The paper presents the MATcH dataset, a bilinear similarity model, and analysis of language models' capabilities in mathematical statement-proof matching.

Findings

Mean reciprocal rank of 73.7 achieved by models

Models rely on shallow symbolic analysis

Proposed methods improve matching accuracy

Abstract

We introduce a task consisting in matching a proof to a given mathematical statement. The task fits well within current research on Mathematical Information Retrieval and, more generally, mathematical article analysis (Mathematical Sciences, 2014). We present a dataset for the task (the MATcH dataset) consisting of over 180k statement-proof pairs extracted from modern mathematical research articles.
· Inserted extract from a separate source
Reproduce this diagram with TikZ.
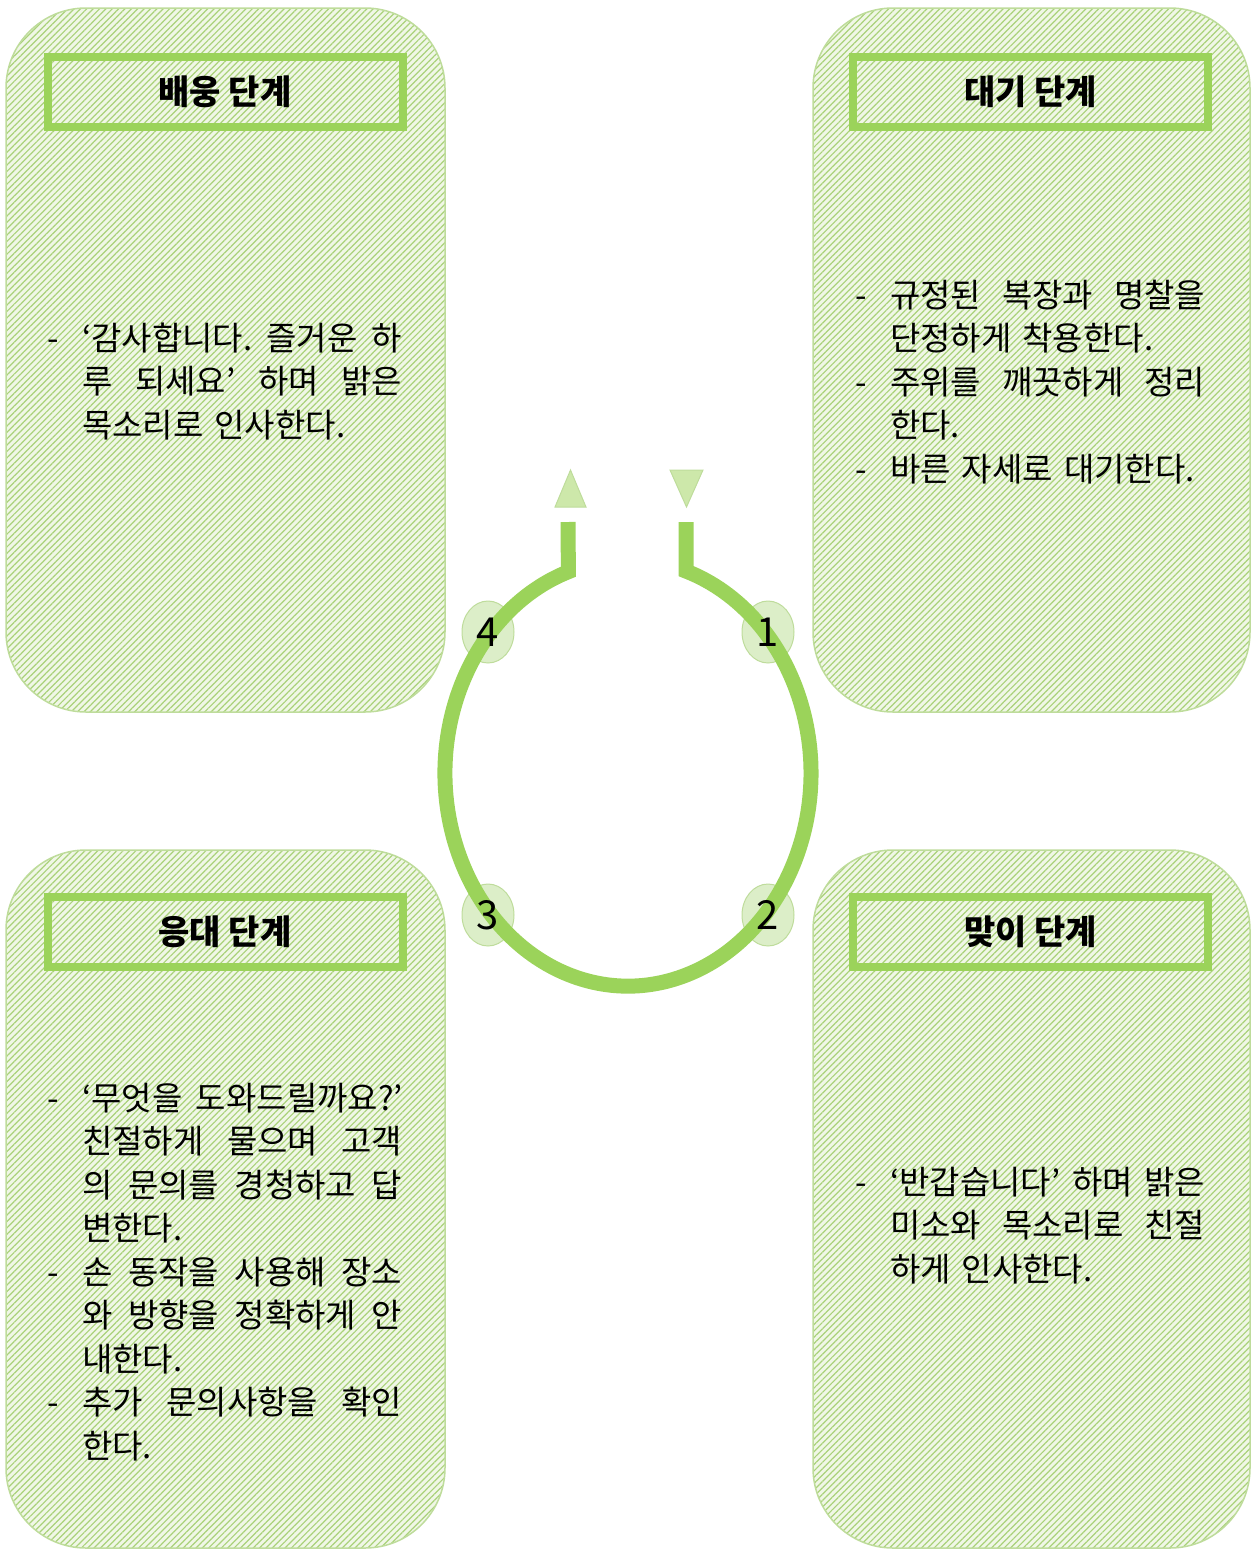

We find this dataset highly representative of our task, as it consists of relatively new findings useful to mathematicians. We propose a bilinear similarity model and two decoding methods to match statements to proofs effectively. While the first decoding method matches a proof to a statement without being aware of other statements or proofs, the second method treats the task as a global matching problem. Through a symbol replacement procedure, we analyze the "insights" that pre-trained language models have in such mathematical article analysis and show that while these models perform well on this task with the best performing mean reciprocal rank of 73.7, they follow a relatively shallow symbolic analysis and matching to achieve that performance.